Anonymous ID: 2dec49 Oct. 29, 2018, 2:15 p.m. No.3654942   🗄️.is 🔗kun

https://law.stackexchange.com/questions/14813/can-the-usa-military-be-used-as-a-police-force-domestically

 

And of course, you have the general law, predating the Posse Comitatus Act, which the Act was in no way meant to modify: the Insurrection Act. Remember how I said the Posse Comitatus Act was meant to deal with informal use of soldiers as a posse? The Insurrection Act represents what was considered an acceptable use of soldiers: authorized by the President himself, as the ultimate tool through which the United States exercises its sovereign authority within its borders. Source (CRS). Use of soldiers is a last resort; the President may only approve it under the Insurrection Act when he determines that the civil authorities are unwilling or unable to enforce the laws.
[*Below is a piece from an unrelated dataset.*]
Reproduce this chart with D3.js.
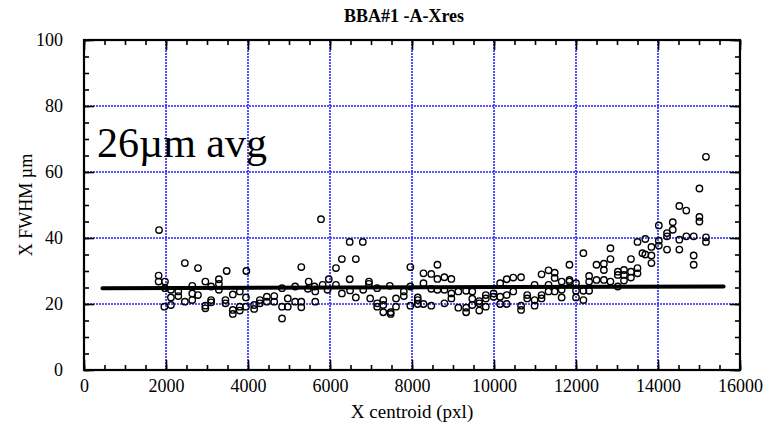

The President must make a proclamation ordering those involved to disperse. But once the President has invoked the Insurrection Act, the Posse Comitatus Act does not apply. Under applicable DoD policy, enclosure 3, section 1.b, action under the Insurrection Act is a category of permissible direct assistance that is not restricted by law or DoD policy. A commander may choose not to deploy soldiers for law enforcement tasks (as happened in the LA riots), but the Insurrection Act perfectly falls under the exception in the Posse Comitatus Act (which is not surprising, seeing as it was written after the Insurrection Act with no intention of changing that law).

 

Interestingly enough, despite the Posse Comitatus Act apparently forbidding this, DoD policy recognizes two situations where the military may directly assist civil law enforcement in an emergency without any statutory authority. DoD bases this on implicit constitutional authority, specifically:

 

the inherent legal right of the U.S. Government - a sovereign national entity under the Federal Constitution - to insure the preservation of public order and the carrying out of governmental operations within its territorial limits, by force if necessary.

 

When there is an unexpected large-scale civil disturbance that local authorities are powerless to stop, local military commanders may intervene to stop widespread loss of life or wanton destruction and restore order to the point that civil authorities can take over, as well to protect federal property and functions if civil authorities cannot.